▶ [WHAT YOU HAVE TO DO]:
Determine how many lines in the data below contain "matplotlib" and write only that number.

▶ [INFORMATION SUPPLIED]:
+ + + + +

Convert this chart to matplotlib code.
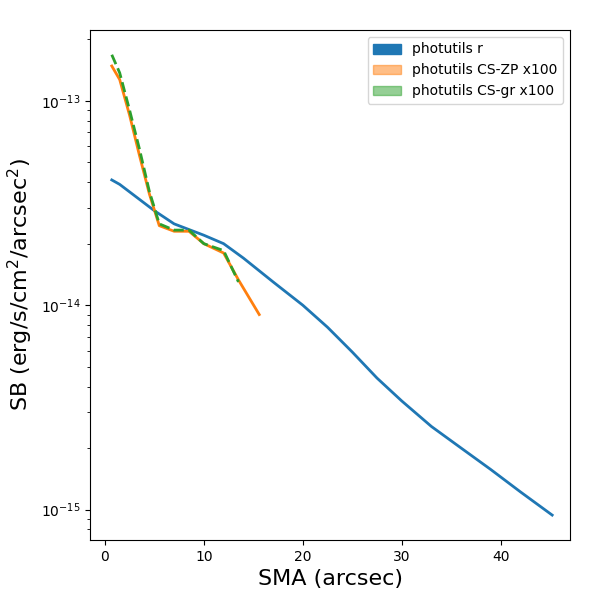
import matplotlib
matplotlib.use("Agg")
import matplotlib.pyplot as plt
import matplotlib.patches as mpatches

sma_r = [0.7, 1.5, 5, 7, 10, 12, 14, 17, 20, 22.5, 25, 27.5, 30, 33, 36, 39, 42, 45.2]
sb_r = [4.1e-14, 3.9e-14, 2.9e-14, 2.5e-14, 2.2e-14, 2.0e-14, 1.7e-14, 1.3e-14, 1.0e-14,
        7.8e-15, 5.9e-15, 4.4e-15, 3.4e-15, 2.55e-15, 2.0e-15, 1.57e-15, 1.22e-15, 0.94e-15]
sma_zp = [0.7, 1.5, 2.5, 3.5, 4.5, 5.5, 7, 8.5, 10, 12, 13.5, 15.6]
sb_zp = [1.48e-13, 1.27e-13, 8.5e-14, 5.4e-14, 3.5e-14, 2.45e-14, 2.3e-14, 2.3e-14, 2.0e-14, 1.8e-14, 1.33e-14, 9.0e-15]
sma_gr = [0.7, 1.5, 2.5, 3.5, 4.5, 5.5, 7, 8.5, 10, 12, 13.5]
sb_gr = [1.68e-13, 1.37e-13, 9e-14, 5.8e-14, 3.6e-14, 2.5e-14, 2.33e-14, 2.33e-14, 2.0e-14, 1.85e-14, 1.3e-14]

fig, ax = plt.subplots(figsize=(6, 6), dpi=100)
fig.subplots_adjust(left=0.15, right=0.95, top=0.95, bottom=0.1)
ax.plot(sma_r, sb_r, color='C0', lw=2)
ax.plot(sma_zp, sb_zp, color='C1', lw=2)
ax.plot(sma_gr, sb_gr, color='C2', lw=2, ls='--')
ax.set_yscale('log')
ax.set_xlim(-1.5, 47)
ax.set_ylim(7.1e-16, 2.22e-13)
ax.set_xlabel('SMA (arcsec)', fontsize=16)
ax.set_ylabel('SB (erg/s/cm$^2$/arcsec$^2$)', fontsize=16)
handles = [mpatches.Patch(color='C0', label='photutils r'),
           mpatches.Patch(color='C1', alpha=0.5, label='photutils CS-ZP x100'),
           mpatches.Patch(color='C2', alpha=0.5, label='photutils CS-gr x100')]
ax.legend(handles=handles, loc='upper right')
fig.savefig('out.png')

+ + + + +

▶ [RESPONSE TO THIS TASK]:
5